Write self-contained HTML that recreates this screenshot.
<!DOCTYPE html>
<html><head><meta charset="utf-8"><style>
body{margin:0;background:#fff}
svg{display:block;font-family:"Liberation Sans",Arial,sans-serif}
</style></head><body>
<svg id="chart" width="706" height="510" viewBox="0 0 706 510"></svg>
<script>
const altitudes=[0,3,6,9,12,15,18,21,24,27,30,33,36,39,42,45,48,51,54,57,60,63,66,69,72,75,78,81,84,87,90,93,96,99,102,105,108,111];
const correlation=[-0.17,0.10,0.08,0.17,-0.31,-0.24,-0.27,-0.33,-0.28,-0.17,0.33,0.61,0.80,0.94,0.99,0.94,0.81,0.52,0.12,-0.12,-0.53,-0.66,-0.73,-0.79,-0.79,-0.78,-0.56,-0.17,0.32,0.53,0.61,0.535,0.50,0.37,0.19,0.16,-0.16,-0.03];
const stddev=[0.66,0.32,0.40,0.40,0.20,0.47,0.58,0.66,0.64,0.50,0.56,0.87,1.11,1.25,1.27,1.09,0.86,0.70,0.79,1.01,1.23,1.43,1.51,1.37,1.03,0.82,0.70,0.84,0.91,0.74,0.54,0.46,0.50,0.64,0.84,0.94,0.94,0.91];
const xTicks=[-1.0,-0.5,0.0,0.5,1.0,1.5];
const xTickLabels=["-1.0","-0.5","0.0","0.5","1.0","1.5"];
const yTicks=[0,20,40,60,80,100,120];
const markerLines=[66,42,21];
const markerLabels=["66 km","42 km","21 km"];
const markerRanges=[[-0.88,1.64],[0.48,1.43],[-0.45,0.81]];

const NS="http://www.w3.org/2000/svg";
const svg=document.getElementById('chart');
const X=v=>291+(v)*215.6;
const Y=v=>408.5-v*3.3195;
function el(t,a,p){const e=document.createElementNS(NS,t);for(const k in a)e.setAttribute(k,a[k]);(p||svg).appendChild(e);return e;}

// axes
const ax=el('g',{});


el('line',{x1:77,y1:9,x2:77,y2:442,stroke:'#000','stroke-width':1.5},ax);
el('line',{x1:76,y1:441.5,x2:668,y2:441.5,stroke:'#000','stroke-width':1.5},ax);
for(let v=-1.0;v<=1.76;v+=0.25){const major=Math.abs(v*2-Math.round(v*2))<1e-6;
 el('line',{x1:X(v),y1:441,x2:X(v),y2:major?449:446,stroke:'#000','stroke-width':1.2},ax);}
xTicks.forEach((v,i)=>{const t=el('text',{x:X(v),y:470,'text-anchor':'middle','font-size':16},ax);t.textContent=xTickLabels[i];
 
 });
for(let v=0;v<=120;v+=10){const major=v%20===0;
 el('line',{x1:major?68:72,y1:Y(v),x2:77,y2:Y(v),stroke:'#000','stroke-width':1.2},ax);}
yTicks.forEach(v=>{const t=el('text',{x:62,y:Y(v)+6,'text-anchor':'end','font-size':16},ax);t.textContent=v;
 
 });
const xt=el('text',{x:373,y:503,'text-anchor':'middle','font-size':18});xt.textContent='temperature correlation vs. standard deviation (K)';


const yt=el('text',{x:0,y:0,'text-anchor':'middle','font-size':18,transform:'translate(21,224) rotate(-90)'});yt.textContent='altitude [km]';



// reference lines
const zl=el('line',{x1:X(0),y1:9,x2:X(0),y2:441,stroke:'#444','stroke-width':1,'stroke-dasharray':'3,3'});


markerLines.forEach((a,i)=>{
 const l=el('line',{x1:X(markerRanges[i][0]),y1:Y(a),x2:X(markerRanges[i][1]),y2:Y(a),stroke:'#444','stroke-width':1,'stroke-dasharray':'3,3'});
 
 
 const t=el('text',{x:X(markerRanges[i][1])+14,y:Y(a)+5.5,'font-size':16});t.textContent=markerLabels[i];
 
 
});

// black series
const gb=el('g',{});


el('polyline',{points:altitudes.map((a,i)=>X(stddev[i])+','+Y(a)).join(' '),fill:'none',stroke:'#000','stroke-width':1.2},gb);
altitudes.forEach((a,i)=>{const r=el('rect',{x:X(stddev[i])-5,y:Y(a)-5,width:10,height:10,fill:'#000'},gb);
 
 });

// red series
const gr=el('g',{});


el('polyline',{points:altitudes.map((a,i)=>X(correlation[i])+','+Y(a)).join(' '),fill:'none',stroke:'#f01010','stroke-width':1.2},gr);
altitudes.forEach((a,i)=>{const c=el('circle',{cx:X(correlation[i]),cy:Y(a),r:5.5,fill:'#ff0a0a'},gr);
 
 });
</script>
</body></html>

════════════════

Reproduce all the data word for word.

_Exercise result_
Write self-contained HTML that recreates this screenshot.
<!DOCTYPE html>
<html><head><meta charset="utf-8"><style>
body{margin:0;background:#fff}
svg{display:block;font-family:"Liberation Sans",Arial,sans-serif}
</style></head><body>
<svg id="chart" width="706" height="510" viewBox="0 0 706 510"></svg>
<script>
const altitudes=[0,3,6,9,12,15,18,21,24,27,30,33,36,39,42,45,48,51,54,57,60,63,66,69,72,75,78,81,84,87,90,93,96,99,102,105,108,111];
const correlation=[-0.17,0.10,0.08,0.17,-0.31,-0.24,-0.27,-0.33,-0.28,-0.17,0.33,0.61,0.80,0.94,0.99,0.94,0.81,0.52,0.12,-0.12,-0.53,-0.66,-0.73,-0.79,-0.79,-0.78,-0.56,-0.17,0.32,0.53,0.61,0.535,0.50,0.37,0.19,0.16,-0.16,-0.03];
const stddev=[0.66,0.32,0.40,0.40,0.20,0.47,0.58,0.66,0.64,0.50,0.56,0.87,1.11,1.25,1.27,1.09,0.86,0.70,0.79,1.01,1.23,1.43,1.51,1.37,1.03,0.82,0.70,0.84,0.91,0.74,0.54,0.46,0.50,0.64,0.84,0.94,0.94,0.91];
const xTicks=[-1.0,-0.5,0.0,0.5,1.0,1.5];
const xTickLabels=["-1.0","-0.5","0.0","0.5","1.0","1.5"];
const yTicks=[0,20,40,60,80,100,120];
const markerLines=[66,42,21];
const markerLabels=["66 km","42 km","21 km"];
const markerRanges=[[-0.88,1.64],[0.48,1.43],[-0.45,0.81]];

const NS="http://www.w3.org/2000/svg";
const svg=document.getElementById('chart');
const X=v=>291+(v)*215.6;
const Y=v=>408.5-v*3.3195;
function el(t,a,p){const e=document.createElementNS(NS,t);for(const k in a)e.setAttribute(k,a[k]);(p||svg).appendChild(e);return e;}

// axes
const ax=el('g',{});


el('line',{x1:77,y1:9,x2:77,y2:442,stroke:'#000','stroke-width':1.5},ax);
el('line',{x1:76,y1:441.5,x2:668,y2:441.5,stroke:'#000','stroke-width':1.5},ax);
for(let v=-1.0;v<=1.76;v+=0.25){const major=Math.abs(v*2-Math.round(v*2))<1e-6;
 el('line',{x1:X(v),y1:441,x2:X(v),y2:major?449:446,stroke:'#000','stroke-width':1.2},ax);}
xTicks.forEach((v,i)=>{const t=el('text',{x:X(v),y:470,'text-anchor':'middle','font-size':16},ax);t.textContent=xTickLabels[i];
 
 });
for(let v=0;v<=120;v+=10){const major=v%20===0;
 el('line',{x1:major?68:72,y1:Y(v),x2:77,y2:Y(v),stroke:'#000','stroke-width':1.2},ax);}
yTicks.forEach(v=>{const t=el('text',{x:62,y:Y(v)+6,'text-anchor':'end','font-size':16},ax);t.textContent=v;
 
 });
const xt=el('text',{x:373,y:503,'text-anchor':'middle','font-size':18});xt.textContent='temperature correlation vs. standard deviation (K)';


const yt=el('text',{x:0,y:0,'text-anchor':'middle','font-size':18,transform:'translate(21,224) rotate(-90)'});yt.textContent='altitude [km]';



// reference lines
const zl=el('line',{x1:X(0),y1:9,x2:X(0),y2:441,stroke:'#444','stroke-width':1,'stroke-dasharray':'3,3'});


markerLines.forEach((a,i)=>{
 const l=el('line',{x1:X(markerRanges[i][0]),y1:Y(a),x2:X(markerRanges[i][1]),y2:Y(a),stroke:'#444','stroke-width':1,'stroke-dasharray':'3,3'});
 
 
 const t=el('text',{x:X(markerRanges[i][1])+14,y:Y(a)+5.5,'font-size':16});t.textContent=markerLabels[i];
 
 
});

// black series
const gb=el('g',{});


el('polyline',{points:altitudes.map((a,i)=>X(stddev[i])+','+Y(a)).join(' '),fill:'none',stroke:'#000','stroke-width':1.2},gb);
altitudes.forEach((a,i)=>{const r=el('rect',{x:X(stddev[i])-5,y:Y(a)-5,width:10,height:10,fill:'#000'},gb);
 
 });

// red series
const gr=el('g',{});


el('polyline',{points:altitudes.map((a,i)=>X(correlation[i])+','+Y(a)).join(' '),fill:'none',stroke:'#f01010','stroke-width':1.2},gr);
altitudes.forEach((a,i)=>{const c=el('circle',{cx:X(correlation[i]),cy:Y(a),r:5.5,fill:'#ff0a0a'},gr);
 
 });
</script>
</body></html>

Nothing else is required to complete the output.